-- start MATERIAL --

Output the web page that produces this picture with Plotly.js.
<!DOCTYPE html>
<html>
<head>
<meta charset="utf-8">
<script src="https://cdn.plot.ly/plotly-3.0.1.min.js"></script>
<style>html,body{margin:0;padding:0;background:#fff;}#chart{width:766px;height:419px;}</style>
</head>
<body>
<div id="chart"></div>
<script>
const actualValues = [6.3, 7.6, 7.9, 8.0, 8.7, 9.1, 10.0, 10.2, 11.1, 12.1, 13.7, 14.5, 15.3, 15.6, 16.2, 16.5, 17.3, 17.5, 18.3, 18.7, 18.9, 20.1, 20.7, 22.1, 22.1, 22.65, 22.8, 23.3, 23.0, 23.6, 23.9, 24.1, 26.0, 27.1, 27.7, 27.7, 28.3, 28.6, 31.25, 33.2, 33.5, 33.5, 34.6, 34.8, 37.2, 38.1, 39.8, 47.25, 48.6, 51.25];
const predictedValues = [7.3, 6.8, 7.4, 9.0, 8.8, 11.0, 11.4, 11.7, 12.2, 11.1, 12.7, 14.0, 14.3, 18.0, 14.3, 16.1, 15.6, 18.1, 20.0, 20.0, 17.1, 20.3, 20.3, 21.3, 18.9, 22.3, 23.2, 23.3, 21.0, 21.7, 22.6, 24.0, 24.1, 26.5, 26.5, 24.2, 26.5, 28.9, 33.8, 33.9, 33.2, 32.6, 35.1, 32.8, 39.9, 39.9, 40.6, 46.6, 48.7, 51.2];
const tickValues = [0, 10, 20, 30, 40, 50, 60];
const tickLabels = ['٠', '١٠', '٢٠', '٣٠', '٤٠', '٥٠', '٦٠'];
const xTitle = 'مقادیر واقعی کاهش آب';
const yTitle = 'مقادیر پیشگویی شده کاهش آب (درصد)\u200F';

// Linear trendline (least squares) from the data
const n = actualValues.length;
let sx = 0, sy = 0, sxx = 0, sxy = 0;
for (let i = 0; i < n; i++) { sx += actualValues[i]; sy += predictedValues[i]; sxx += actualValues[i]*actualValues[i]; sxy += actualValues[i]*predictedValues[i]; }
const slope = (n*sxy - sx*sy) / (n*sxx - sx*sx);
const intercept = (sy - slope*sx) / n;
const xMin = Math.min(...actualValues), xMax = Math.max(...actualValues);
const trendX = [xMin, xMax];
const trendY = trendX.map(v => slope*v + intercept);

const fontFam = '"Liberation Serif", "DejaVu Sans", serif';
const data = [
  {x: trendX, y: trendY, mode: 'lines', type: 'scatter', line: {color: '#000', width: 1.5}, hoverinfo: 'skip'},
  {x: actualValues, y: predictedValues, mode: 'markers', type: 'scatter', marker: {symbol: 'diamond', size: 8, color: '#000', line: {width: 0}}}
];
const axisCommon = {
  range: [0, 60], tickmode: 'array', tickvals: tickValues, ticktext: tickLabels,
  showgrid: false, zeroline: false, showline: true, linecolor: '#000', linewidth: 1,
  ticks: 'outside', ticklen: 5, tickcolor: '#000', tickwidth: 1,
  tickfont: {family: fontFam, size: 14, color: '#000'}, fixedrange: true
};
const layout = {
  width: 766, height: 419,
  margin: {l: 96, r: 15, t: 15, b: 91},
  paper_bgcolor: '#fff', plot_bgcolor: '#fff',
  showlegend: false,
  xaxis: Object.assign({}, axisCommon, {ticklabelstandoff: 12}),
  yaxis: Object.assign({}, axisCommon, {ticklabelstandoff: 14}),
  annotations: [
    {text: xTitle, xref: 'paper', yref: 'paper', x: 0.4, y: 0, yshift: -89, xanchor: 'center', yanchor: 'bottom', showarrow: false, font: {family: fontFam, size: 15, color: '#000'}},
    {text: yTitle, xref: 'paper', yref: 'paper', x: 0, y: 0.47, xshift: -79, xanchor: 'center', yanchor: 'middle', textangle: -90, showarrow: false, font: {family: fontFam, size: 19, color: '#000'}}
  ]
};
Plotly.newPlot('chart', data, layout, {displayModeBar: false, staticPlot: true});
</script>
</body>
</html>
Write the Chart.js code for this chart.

-- end MATERIAL --

Give the number of lines above that hold the word "this", and nothing more.

THE RESULT → 2